Pulikeshi makes the film as the ILP instructed, and when Kammaran watches it he realizes the roles have been reversed.  In the film, Othenan and his friend Singh are working for the British; they are captured as traitors by Netaji (Subhas Chandra Bose) but they escape and Othenan kills the man who reported their treason. The landlord's wife Maheshwari is then shown inflicting cruelty when Kammaran arrives as the leader of the ILP, preventing the harassment of poor tenants and gaining such mass support that Maheshwari is forced to flee. Kammaran is shown doing many things for the benefit of the villagers, such as looting money from the British to distribute it amongst the villagers.
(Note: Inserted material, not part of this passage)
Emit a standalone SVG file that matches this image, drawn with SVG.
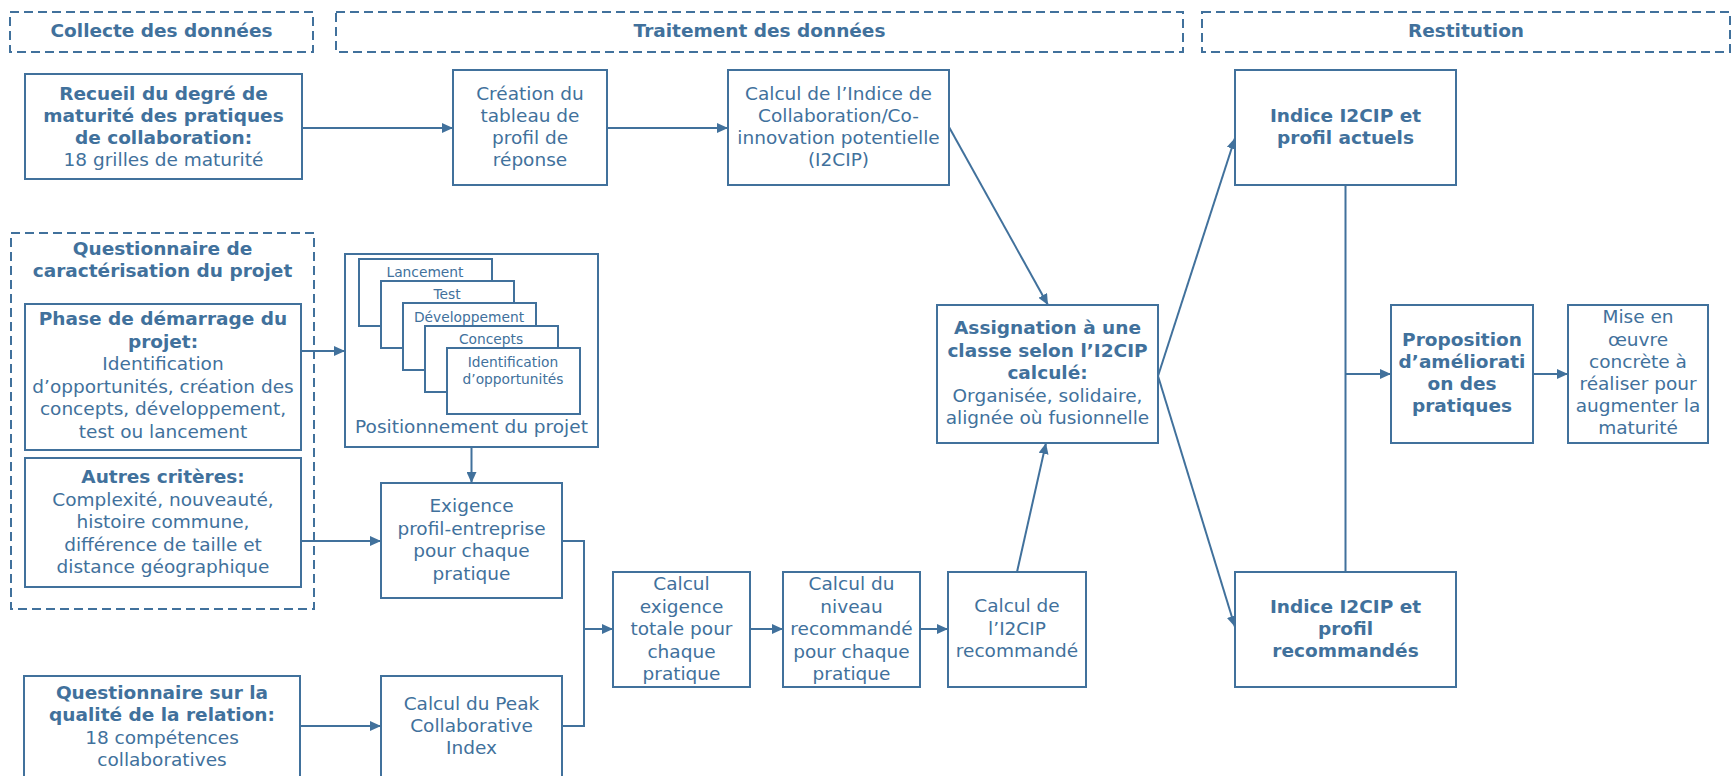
<svg xmlns="http://www.w3.org/2000/svg" width="1732" height="776" viewBox="0 0 1732 776">
<defs>
<style>
.box{fill:#fff;stroke:#41719C;stroke-width:2}
.dash{fill:none;stroke:#41719C;stroke-width:2;stroke-dasharray:9 5}
.t{font-family:"DejaVu Sans",Verdana,sans-serif;font-size:18.5px;fill:#41719C;text-anchor:middle}
.b{font-weight:bold}
.s{font-size:13.8px}
.c{stroke:#41719C;stroke-width:2;fill:none}
.a{marker-end:url(#ah)}
</style>
<marker id="ah" markerUnits="userSpaceOnUse" markerWidth="12" markerHeight="10" refX="11" refY="5" orient="auto">
<path d="M0,0 L11,5 L0,10 z" fill="#41719C"/>
</marker>
</defs>
<rect width="1732" height="776" fill="#fff"/>

<g id="hdr-collecte">
<rect class="dash" x="10" y="12" width="303" height="40"/>
<text class="t b" x="161.5" y="37">Collecte des données</text>
</g>
<g id="hdr-traitement">
<rect class="dash" x="336" y="12" width="847" height="40"/>
<text class="t b" x="759.5" y="37">Traitement des données</text>
</g>
<g id="hdr-restitution">
<rect class="dash" x="1202" y="12" width="528" height="40"/>
<text class="t b" x="1466" y="37">Restitution</text>
</g>

<g id="connectors">
<path class="c a" d="M302,128 H453"/>
<path class="c a" d="M607,128 H728"/>
<path class="c a" d="M949,127 L1048,305"/>
<path class="c a" d="M1017,572 L1046,443"/>
<path class="c a" d="M1158,376 L1235,138"/>
<path class="c a" d="M1158,376 L1235,627"/>
<path class="c" d="M1345.5,185 V572"/>
<path class="c a" d="M1345.5,374 H1391"/>
<path class="c a" d="M1533,374 H1568"/>
<path class="c a" d="M301,351 H345"/>
<path class="c a" d="M471.5,447 V483"/>
<path class="c a" d="M301,541 H381"/>
<path class="c" d="M562,541 H584 V726 H562"/>
<path class="c a" d="M584,629 H613"/>
<path class="c a" d="M300,726 H381"/>
<path class="c a" d="M750,629 H783"/>
<path class="c a" d="M920,629 H948"/>
</g>

<g id="recueil">
<rect class="box" x="25" y="74" width="277" height="105"/>
<text class="t b" x="163.5" y="100">Recueil du degré de</text>
<text class="t b" x="163.5" y="122">maturité des pratiques</text>
<text class="t b" x="163.5" y="144">de collaboration:</text>
<text class="t" x="163.5" y="166">18 grilles de maturité</text>
</g>

<g id="creation">
<rect class="box" x="453" y="70" width="154" height="115"/>
<text class="t" x="530" y="100">Création du</text>
<text class="t" x="530" y="122">tableau de</text>
<text class="t" x="530" y="144">profil de</text>
<text class="t" x="530" y="166">réponse</text>
</g>

<g id="calcul-indice">
<rect class="box" x="728" y="70" width="221" height="115"/>
<text class="t" x="838.5" y="100">Calcul de l’Indice de</text>
<text class="t" x="838.5" y="122">Collaboration/Co-</text>
<text class="t" x="838.5" y="144">innovation potentielle</text>
<text class="t" x="838.5" y="166">(I2CIP)</text>
</g>

<g id="actuels">
<rect class="box" x="1235" y="70" width="221" height="115"/>
<text class="t b" x="1345.5" y="122">Indice I2CIP et</text>
<text class="t b" x="1345.5" y="144">profil actuels</text>
</g>

<g id="assignation">
<rect class="box" x="937" y="305" width="221" height="138"/>
<text class="t b" x="1047.5" y="334">Assignation à une</text>
<text class="t b" x="1047.5" y="356.5">classe selon l’I2CIP</text>
<text class="t b" x="1047.5" y="379">calculé:</text>
<text class="t" x="1047.5" y="401.5">Organisée, solidaire,</text>
<text class="t" x="1047.5" y="424">alignée où fusionnelle</text>
</g>

<g id="proposition">
<rect class="box" x="1391" y="305" width="142" height="138"/>
<text class="t b" x="1462" y="346">Proposition</text>
<text class="t b" x="1462" y="368">d’améliorati</text>
<text class="t b" x="1462" y="390">on des</text>
<text class="t b" x="1462" y="412">pratiques</text>
</g>

<g id="mise-en-oeuvre">
<rect class="box" x="1568" y="305" width="140" height="138"/>
<text class="t" x="1638" y="323">Mise en</text>
<text class="t" x="1638" y="345.5">œuvre</text>
<text class="t" x="1638" y="368">concrète à</text>
<text class="t" x="1638" y="390">réaliser pour</text>
<text class="t" x="1638" y="412">augmenter la</text>
<text class="t" x="1638" y="434">maturité</text>
</g>

<g id="recommandes">
<rect class="box" x="1235" y="572" width="221" height="115"/>
<text class="t b" x="1345.5" y="613">Indice I2CIP et</text>
<text class="t b" x="1345.5" y="635">profil</text>
<text class="t b" x="1345.5" y="657">recommandés</text>
</g>

<g id="questionnaire-caracterisation">
<rect class="dash" x="11" y="233" width="303" height="376"/>
<text class="t b" x="162.5" y="255">Questionnaire de</text>
<text class="t b" x="162.5" y="277">caractérisation du projet</text>
</g>

<g id="phase">
<rect class="box" x="25" y="304" width="276" height="146"/>
<text class="t b" x="163" y="325">Phase de démarrage du</text>
<text class="t b" x="163" y="347.5">projet:</text>
<text class="t" x="163" y="370">Identification</text>
<text class="t" x="163" y="392.5">d’opportunités, création des</text>
<text class="t" x="163" y="415">concepts, développement,</text>
<text class="t" x="163" y="437.5">test ou lancement</text>
</g>

<g id="autres">
<rect class="box" x="25" y="458" width="276" height="129"/>
<text class="t b" x="163" y="483">Autres critères:</text>
<text class="t" x="163" y="506">Complexité, nouveauté,</text>
<text class="t" x="163" y="528">histoire commune,</text>
<text class="t" x="163" y="550.5">différence de taille et</text>
<text class="t" x="163" y="573">distance géographique</text>
</g>

<g id="positionnement">
<rect class="box" x="345" y="254" width="253" height="193"/>
<rect class="box" x="359" y="259" width="133" height="67"/>
<text class="t s" x="425" y="277">Lancement</text>
<rect class="box" x="381" y="281" width="133" height="67"/>
<text class="t s" x="447" y="299">Test</text>
<rect class="box" x="403" y="303" width="133" height="67"/>
<text class="t s" x="469" y="321.5">Développement</text>
<rect class="box" x="425" y="326" width="133" height="66"/>
<text class="t s" x="491" y="344">Concepts</text>
<rect class="box" x="447" y="348" width="133" height="66"/>
<text class="t s" x="513" y="366.5">Identification</text>
<text class="t s" x="513" y="383.5">d’opportunités</text>
<text class="t" x="471.5" y="433">Positionnement du projet</text>
</g>

<g id="exigence">
<rect class="box" x="381" y="483" width="181" height="115"/>
<text class="t" x="471.5" y="512">Exigence</text>
<text class="t" x="471.5" y="534.5">profil-entreprise</text>
<text class="t" x="471.5" y="557">pour chaque</text>
<text class="t" x="471.5" y="579.5">pratique</text>
</g>

<g id="calcul-exigence">
<rect class="box" x="613" y="572" width="137" height="115"/>
<text class="t" x="681.5" y="590">Calcul</text>
<text class="t" x="681.5" y="612.5">exigence</text>
<text class="t" x="681.5" y="635">totale pour</text>
<text class="t" x="681.5" y="657.5">chaque</text>
<text class="t" x="681.5" y="680">pratique</text>
</g>

<g id="calcul-niveau">
<rect class="box" x="783" y="572" width="137" height="115"/>
<text class="t" x="851.5" y="590">Calcul du</text>
<text class="t" x="851.5" y="612.5">niveau</text>
<text class="t" x="851.5" y="635">recommandé</text>
<text class="t" x="851.5" y="657.5">pour chaque</text>
<text class="t" x="851.5" y="680">pratique</text>
</g>

<g id="calcul-i2cip">
<rect class="box" x="948" y="572" width="138" height="115"/>
<text class="t" x="1017" y="612">Calcul de</text>
<text class="t" x="1017" y="634.5">l’I2CIP</text>
<text class="t" x="1017" y="657">recommandé</text>
</g>

<g id="questionnaire-relation">
<rect class="box" x="24" y="676" width="276" height="112"/>
<text class="t b" x="162" y="699">Questionnaire sur la</text>
<text class="t b" x="162" y="721">qualité de la relation:</text>
<text class="t" x="162" y="743.5">18 compétences</text>
<text class="t" x="162" y="766">collaboratives</text>
</g>

<g id="peak">
<rect class="box" x="381" y="676" width="181" height="112"/>
<text class="t" x="471.5" y="710">Calcul du Peak</text>
<text class="t" x="471.5" y="732">Collaborative</text>
<text class="t" x="471.5" y="754">Index</text>
</g>
</svg>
Kammaran marries Bhanumathi (Namitha Pramod) when Othenan returns and plots with Maheshwari and the British against Kammaran. The plot involves using Netaji's death to gain Kammaran's trust so that they can then blame Kammaran for the planned assassination of Mahatma Gandhi.

Kammaran then tells the story of how he met Netaji. During the Battle of Imphal in 1944, Kammaran saved Netaji who was injured by a grenade; Netaji found such confidence in Kammaran that he asked him to form a party for the people. As a strong symbol, Kammaran took the axe, the weapon Maheshwari's men used to murder his father, on which he swore revenge against India's landlord system. Kammaran returns to AmruthaSamudram and forms the ILP.

To foil the assassination plot, Kammaran posts his men in three places along Gandhi's procession route to a temple, while he rides on a train with Gandhi. Othenan secretly boards the train and moves against Gandhi, but an informer has warned Kammaran who stops and chases him, fighting, and Othenan is killed after a brutal struggle on top of the train. Kammaran stands to be hanged for killing a British officer. The only person who believes his story is Robert S. Coogan, who convinces Jawaharlal Nehru to free him. The film ends with Kammaran refusing his followers' request to participate in elections, but promising to be back when he is needed.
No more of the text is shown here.